Didin menjelaskan bahwa pada era Soekarno yang memainkan isu Nasakom dengan perimbangan kekuasaan antara TNI-AD vs PKI, kemudian Soekarno menciptakan suatu ekosistem hingga MPR ketika itu memutuskan sebagai presiden seumur hidup meski dengan dekrit Soekarno sendiri. Pada era Soeharto menciptakan partai pelopor agar proses pembangunan ekonomi berlanjut dengan industrialisasi tanpa instabilitas politik dengan represi politik domestik. Sejak 2014 Presiden Jokowi tampil dengan program-program nyata dan populis dengan indikasinya parlemen yang pro kekuasaan semula 65 persen menjadi 85 persen pro kekuasaan.
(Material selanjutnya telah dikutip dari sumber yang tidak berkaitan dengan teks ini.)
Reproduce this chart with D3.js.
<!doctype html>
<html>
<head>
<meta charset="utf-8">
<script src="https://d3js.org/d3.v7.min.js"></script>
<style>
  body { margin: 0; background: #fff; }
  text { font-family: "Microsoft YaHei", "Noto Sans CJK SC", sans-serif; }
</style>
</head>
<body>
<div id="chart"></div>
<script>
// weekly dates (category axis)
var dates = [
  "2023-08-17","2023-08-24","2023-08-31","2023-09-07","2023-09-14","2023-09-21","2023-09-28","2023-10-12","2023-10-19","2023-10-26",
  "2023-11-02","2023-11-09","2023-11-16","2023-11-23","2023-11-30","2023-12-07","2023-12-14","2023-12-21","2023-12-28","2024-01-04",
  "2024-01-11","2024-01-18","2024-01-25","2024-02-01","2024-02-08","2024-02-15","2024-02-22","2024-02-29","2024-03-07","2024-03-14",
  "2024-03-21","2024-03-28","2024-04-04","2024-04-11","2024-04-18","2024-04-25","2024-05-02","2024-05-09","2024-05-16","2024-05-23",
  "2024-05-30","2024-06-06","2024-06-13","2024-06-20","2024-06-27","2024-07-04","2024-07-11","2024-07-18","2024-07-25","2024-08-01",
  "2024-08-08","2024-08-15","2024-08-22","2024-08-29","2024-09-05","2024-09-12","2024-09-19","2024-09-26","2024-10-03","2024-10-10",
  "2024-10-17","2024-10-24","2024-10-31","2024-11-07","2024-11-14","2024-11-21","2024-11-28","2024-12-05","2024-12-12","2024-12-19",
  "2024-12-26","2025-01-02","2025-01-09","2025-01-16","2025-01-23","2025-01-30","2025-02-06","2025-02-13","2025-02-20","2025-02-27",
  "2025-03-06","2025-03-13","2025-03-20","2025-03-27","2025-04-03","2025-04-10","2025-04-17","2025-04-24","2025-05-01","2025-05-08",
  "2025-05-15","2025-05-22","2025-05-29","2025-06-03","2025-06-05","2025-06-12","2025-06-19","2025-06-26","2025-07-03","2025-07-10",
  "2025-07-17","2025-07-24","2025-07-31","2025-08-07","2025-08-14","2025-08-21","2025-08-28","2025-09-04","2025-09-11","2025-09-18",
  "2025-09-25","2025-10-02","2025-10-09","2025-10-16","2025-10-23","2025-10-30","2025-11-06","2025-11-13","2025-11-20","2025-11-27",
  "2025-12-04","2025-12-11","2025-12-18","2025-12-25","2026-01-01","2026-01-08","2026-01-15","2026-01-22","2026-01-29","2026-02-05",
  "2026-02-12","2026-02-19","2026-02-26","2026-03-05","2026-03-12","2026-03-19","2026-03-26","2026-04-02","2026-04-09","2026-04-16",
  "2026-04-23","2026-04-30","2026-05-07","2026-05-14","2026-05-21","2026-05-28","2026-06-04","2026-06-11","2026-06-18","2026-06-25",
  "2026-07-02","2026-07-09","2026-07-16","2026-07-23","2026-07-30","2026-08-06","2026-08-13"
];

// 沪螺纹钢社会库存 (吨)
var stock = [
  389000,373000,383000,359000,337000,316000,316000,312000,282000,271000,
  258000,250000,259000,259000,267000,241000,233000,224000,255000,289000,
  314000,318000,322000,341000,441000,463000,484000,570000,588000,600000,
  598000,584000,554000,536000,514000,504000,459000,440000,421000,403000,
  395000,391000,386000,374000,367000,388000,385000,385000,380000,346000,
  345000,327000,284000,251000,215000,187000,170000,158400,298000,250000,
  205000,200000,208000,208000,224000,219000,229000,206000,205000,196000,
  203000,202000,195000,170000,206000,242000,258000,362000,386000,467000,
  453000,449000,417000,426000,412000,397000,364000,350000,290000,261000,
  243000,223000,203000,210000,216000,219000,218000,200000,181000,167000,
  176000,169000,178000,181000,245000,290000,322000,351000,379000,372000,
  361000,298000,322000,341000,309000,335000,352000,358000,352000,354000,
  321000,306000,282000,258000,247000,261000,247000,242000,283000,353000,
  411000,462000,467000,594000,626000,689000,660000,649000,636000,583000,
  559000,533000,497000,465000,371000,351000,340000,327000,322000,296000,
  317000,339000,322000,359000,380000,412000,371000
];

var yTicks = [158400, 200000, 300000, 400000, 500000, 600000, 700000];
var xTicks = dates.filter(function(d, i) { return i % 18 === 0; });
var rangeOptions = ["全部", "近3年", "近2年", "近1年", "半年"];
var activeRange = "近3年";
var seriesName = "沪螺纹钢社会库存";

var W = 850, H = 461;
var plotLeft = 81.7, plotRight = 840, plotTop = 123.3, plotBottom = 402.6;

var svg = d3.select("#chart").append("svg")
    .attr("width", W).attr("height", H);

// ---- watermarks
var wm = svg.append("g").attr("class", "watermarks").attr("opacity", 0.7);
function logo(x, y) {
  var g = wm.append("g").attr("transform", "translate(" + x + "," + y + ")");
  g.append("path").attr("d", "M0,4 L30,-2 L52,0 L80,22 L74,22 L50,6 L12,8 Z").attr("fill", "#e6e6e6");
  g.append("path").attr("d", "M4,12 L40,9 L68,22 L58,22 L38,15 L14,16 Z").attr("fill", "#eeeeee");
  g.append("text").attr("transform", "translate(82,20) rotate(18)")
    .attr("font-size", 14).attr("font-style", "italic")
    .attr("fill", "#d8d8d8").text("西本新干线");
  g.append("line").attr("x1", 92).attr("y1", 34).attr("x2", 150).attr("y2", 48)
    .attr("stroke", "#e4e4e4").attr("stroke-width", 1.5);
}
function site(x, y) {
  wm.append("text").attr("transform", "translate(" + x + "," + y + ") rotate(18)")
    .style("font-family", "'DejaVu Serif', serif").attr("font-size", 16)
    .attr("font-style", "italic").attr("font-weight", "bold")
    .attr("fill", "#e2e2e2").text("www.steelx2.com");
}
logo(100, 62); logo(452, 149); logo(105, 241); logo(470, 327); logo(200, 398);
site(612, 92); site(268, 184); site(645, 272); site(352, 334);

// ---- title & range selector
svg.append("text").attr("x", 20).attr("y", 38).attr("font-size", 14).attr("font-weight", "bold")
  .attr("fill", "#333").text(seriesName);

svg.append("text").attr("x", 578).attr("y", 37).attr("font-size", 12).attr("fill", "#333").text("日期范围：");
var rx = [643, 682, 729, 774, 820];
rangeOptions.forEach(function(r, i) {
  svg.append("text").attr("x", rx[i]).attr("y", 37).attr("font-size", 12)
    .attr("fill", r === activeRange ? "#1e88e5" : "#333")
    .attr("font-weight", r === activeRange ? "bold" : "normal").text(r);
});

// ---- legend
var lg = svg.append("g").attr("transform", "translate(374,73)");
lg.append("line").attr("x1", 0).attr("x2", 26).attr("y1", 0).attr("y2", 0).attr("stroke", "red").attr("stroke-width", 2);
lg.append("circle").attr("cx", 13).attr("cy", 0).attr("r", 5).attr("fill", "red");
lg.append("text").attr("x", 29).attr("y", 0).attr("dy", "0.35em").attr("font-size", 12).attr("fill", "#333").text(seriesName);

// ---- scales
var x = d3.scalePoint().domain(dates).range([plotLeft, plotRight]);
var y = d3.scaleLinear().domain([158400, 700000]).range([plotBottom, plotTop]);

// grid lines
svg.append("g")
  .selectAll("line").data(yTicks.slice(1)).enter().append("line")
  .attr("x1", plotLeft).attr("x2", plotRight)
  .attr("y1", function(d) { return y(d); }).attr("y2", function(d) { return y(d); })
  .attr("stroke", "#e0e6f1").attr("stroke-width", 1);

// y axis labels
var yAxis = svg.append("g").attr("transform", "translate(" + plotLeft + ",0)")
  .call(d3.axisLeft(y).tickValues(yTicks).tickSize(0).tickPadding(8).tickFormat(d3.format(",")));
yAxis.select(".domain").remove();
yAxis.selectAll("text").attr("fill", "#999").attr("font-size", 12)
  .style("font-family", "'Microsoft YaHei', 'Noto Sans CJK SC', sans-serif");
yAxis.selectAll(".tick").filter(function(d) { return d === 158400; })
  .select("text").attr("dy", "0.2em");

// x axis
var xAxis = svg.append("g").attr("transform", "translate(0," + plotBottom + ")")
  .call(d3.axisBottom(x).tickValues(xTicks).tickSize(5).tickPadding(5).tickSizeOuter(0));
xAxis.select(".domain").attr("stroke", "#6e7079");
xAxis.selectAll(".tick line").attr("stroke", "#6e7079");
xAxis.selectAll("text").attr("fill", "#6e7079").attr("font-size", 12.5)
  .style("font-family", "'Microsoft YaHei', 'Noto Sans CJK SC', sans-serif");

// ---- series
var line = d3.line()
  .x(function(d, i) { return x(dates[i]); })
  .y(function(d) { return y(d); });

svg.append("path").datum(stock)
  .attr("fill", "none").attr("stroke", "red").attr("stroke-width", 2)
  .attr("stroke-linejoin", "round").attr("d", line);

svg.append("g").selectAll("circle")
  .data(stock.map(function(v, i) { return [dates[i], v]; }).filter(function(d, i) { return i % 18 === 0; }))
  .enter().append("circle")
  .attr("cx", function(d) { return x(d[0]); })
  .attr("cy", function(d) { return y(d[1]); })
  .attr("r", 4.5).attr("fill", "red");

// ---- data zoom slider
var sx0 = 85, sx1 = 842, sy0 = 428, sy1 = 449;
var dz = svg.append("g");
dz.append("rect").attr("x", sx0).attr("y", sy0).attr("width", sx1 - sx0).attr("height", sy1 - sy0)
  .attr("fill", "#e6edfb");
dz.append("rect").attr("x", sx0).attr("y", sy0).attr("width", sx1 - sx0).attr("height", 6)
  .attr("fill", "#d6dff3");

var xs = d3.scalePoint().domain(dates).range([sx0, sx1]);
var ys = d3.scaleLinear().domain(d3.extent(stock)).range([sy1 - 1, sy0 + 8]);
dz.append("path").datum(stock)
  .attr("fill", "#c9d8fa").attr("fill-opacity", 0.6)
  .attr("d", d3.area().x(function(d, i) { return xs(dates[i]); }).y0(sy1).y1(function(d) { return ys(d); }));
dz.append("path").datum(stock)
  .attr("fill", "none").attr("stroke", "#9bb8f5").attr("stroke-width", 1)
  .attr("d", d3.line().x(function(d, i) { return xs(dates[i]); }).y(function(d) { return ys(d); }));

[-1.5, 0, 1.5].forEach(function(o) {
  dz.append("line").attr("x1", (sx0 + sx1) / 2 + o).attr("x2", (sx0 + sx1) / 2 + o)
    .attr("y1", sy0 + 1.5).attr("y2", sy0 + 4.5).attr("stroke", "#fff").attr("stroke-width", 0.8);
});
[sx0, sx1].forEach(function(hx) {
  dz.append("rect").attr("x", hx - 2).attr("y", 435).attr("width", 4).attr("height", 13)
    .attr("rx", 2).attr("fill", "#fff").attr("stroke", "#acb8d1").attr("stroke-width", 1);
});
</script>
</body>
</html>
“Ada banyak mekanisme pelumpuhan check and balance di parlemen dalam mengontrol proses legislasi dan lainnya, sehingga ada 8 Undang-undang yang konon bukan merupakan kepentingan rakyat banyak seperti UU KPK, UU Minerba, UU Ciptaker, UU Kesehatan dan lainnya,” ujar Didin.